Relation Between Command Hallucinations and Dangerous Behavior
Rudnick, A. Journal of the American Academy of Psychiatry and the Law, 1999, 27: 252-257.
This article presents an updated review of studies on the relation between command hallucinations and dangerous behavior. The author reviewed all studies published between 1966 and 1997 according to MEDLINE and between 1974 and 1997 according to PSYCLIT. Forty-one studies were found, of which 82.9 percent dealt with the relation between command hallucinations and dangerous behavior. Of these studies, 32.3 percent were controlled, and they were grouped into three partially overlapping classes: those concerned with violent behavior, those concerned with suicidal behavior, and those concerned with mediating variables. Most of these studies agreed on the non-existence of an immediate relation between command hallucinations and dangerous (violent or suicidal) behavior. Even though the studies were divided about the existence of a relation between severity/dangerousness of command content and compliance with the commands, there was agreement about the existence of a direct relation between compliance with commands and both benevolence and familiarity of commanding voice. It seems that the research and knowledge available to date on this subject is both scant and methodologically weak. Future study should probably concentrate on mediating factors, such as appraisal and coping attitudes and behaviors.

Command Hallucinations in Outpatients with Schizophrenia
Zisook, S., D. Byrd, J. Kuck, D.V. Jeste. Journal of Clinical Psychiatry, Oct. 1995, 56 (10): 462-5.

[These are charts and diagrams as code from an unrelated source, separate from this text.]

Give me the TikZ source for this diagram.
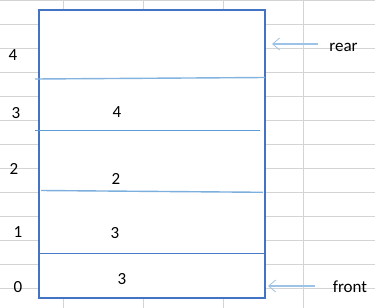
\documentclass[tikz,border=0pt]{standalone}
\usepackage{fontspec}
\setmainfont{Carlito}
\usetikzlibrary{arrows.meta}

\definecolor{cellgrid}{HTML}{D4D4D4}
\definecolor{boxblue}{HTML}{4472C4}
\definecolor{lineblue}{HTML}{5B9BD5}
\definecolor{paleblue}{HTML}{9DC3E6}

\tikzset{
  lbl/.style={font=\fontsize{17}{20}\selectfont, inner sep=0pt},
  ptr/.style={paleblue, line width=1.8pt,
    -{Straight Barb[length=7pt,width=12pt,line width=0.8pt]}},
}

\begin{document}
\begin{tikzpicture}[x=1pt,y=-1pt]
\useasboundingbox (0,0) rectangle (375,308);
% sheet cells
\foreach \r in {0,24,...,288} \draw[cellgrid] (0,\r) -- (375,\r);
\foreach \c in {63,143,223,303} \draw[cellgrid] (\c,0) -- (\c,308);

% the stack box
\node[draw=boxblue, fill=white, line width=2pt, outer sep=0pt, inner sep=0pt,
      minimum width=226pt, minimum height=288pt, anchor=north west] (stack) at (39,10) {};

% dividers
\draw[paleblue!60!lineblue, line width=1.4pt] (35,79) -- (265,77.5);
\draw[lineblue, line width=1pt] (35,130) -- (260,130);
\draw[paleblue!50!lineblue, line width=1.4pt] (41,190.5) -- (263,192.3);
\draw[boxblue!80!lineblue, line width=0.9pt] (39,253) -- (265,253);

% index column
\node[lbl] (i4) at (13,55.5) {4};
\node[lbl] (i3) at (16,113) {3};
\node[lbl] (i2) at (14,169) {2};
\node[lbl] (i1) at (18,232) {1};
\node[lbl] (i0) at (18,287) {0};

% stored values
\node[lbl] (v3) at (117,112) {4};
\node[lbl] (v2) at (116,179) {2};
\node[lbl] (v1) at (115,233) {3};
\node[lbl] (v0) at (122,279) {3};

% pointers
\node[lbl] (rear) at (343.5,47) {rear};
\node[lbl] (front) at (350,287) {front};
\coordinate (reartail) at (318,44);
\coordinate (rearhead) at (272,44);
\coordinate (fronttail) at (315,286);
\coordinate (fronthead) at (268,286);
\draw[ptr] (reartail) -- (rearhead);
\draw[ptr] (fronttail) -- (fronthead);
\end{tikzpicture}
\end{document}
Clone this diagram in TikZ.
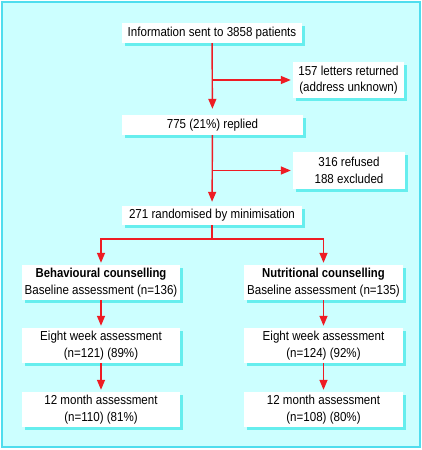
\documentclass[tikz,border=0pt]{standalone}
\usepackage{fontspec}
\setmainfont[FakeStretch=0.89, BoldFeatures={FakeStretch=0.87}]{Liberation Sans}
\usetikzlibrary{arrows.meta,shadows}

\definecolor{panel}{HTML}{CCFFFF}
\definecolor{rim}{HTML}{4FDDEE}
\definecolor{shade}{HTML}{66EEEE}
\definecolor{arrowred}{HTML}{EE1C24}

\tikzset{
	flowbox/.style={fill=white, inner sep=0pt, align=center, font=\fontsize{13}{16.5}\selectfont,
		drop shadow={shadow xshift=3pt, shadow yshift=-3pt, fill=shade, opacity=1}},
	flowarrow/.style={draw=arrowred, line width=1.4pt, -{Triangle[length=10pt,width=8pt]}, shorten >=2pt}
}

\begin{document}
\begin{tikzpicture}[x=1pt, y=-1pt]

		\useasboundingbox (0, 0) rectangle (422, 450);
		\draw[rim, fill=panel, line width=1.5pt](2, 2) rectangle (420, 447);

		\node[flowbox, minimum width=180pt, minimum height=20pt] (info) at(212, 33){Information sent to 3858 patients};
		\node[flowbox, minimum width=111pt, minimum height=36pt] (returned) at(348.5, 80){157 letters returned\\(address unknown)};
		\node[flowbox, minimum width=181pt, minimum height=20pt] (replied) at(212.5, 125){775 (21\%) replied};
		\node[flowbox, minimum width=112pt, minimum height=37pt] (refused) at(349, 170.5){316 refused\\188 excluded};
		\node[flowbox, minimum width=180pt, minimum height=19pt] (random) at(212, 215.5){271 randomised by minimisation};

		\node[flowbox, minimum width=158pt, minimum height=35pt] (behav) at(101, 282.5){\textbf{Behavioural counselling}\\Baseline assessment (n=136)};
		\node[flowbox, minimum width=159pt, minimum height=35pt] (nutri) at(323.5, 282.5){\textbf{Nutritional counselling}\\Baseline assessment (n=135)};

		\node[flowbox, minimum width=158pt, minimum height=35pt] (behaveight) at(101, 345.5){Eight week assessment\\(n=121) (89\%)};
		\node[flowbox, minimum width=159pt, minimum height=35pt] (nutrieight) at(323.5, 345.5){Eight week assessment\\(n=124) (92\%)};

		\node[flowbox, minimum width=158pt, minimum height=35pt] (behavyear) at(101, 409.5){12 month assessment\\(n=110) (81\%)};
		\node[flowbox, minimum width=159pt, minimum height=35pt] (nutriyear) at(323.5, 409.5){12 month assessment\\(n=108) (80\%)};

		\coordinate (split) at(212, 239);

		\draw[flowarrow, shorten >=6pt](info) -- (replied);
			\draw[flowarrow](info.south |- returned.west) -- (returned.west);
		\draw[flowarrow, shorten >=4pt](replied) -- (random);
			\draw[flowarrow](replied.south |- refused.west) -- (refused.west);
		\draw[flowarrow](random.south) -- (split) -| (behav.north);
		\draw[flowarrow](split) -| (nutri.north);

		\draw[flowarrow](behav) -- (behaveight);
		\draw[flowarrow](behaveight) -- (behavyear);
		\draw[flowarrow](nutri) -- (nutrieight);
		\draw[flowarrow](nutrieight) -- (nutriyear);

	\end{tikzpicture}
\end{document}
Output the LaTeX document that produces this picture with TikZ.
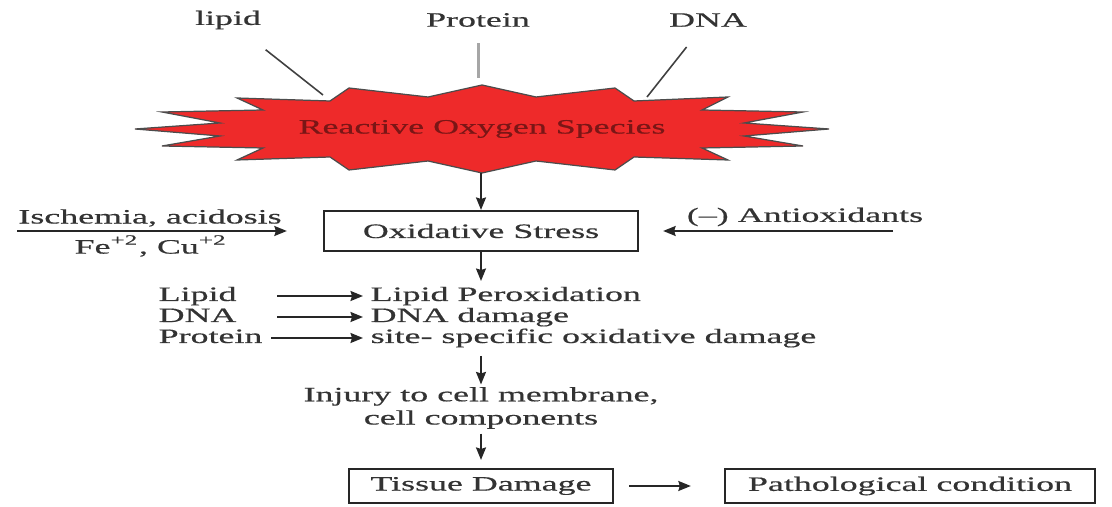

BACKGROUND: The presence of command hallucinations in individuals with schizophrenia may result in an increase in clinical monitoring to reduce the perceived risk of violent behavior. However, the issue of whether command hallucinations hold any clinical relevance in relatively stable outpatient samples has not been established. METHOD: The clinical and research records of individuals with schizophrenia who participated in outpatient research protocols at the University of California, San Diego were reviewed for the presence of command hallucinations. Information on clinical characteristics was collected in a detailed chart review from 106 patient records. RESULTS: Command hallucinations were reported by one half of all patients with auditory hallucinations, and these hallucinations often were violent in content. Yet, in over a third of the patients, these hallucinations had not been documented in their clinical charts, but instead were uncovered during a secondary source review. Patients with command hallucinations generally did not differ on prognostic or clinical course variables. However, the 2 patients who committed suicide during the study were patients with command hallucinations. CONCLUSION: Although command hallucinations may be more frequent than clinicians generally note, in most cases they have minimal influence on the outcome of schizophrenia. However, in outpatients with schizophrenia who have a history of suicide attempts, suicidal command hallucinations should be taken seriously.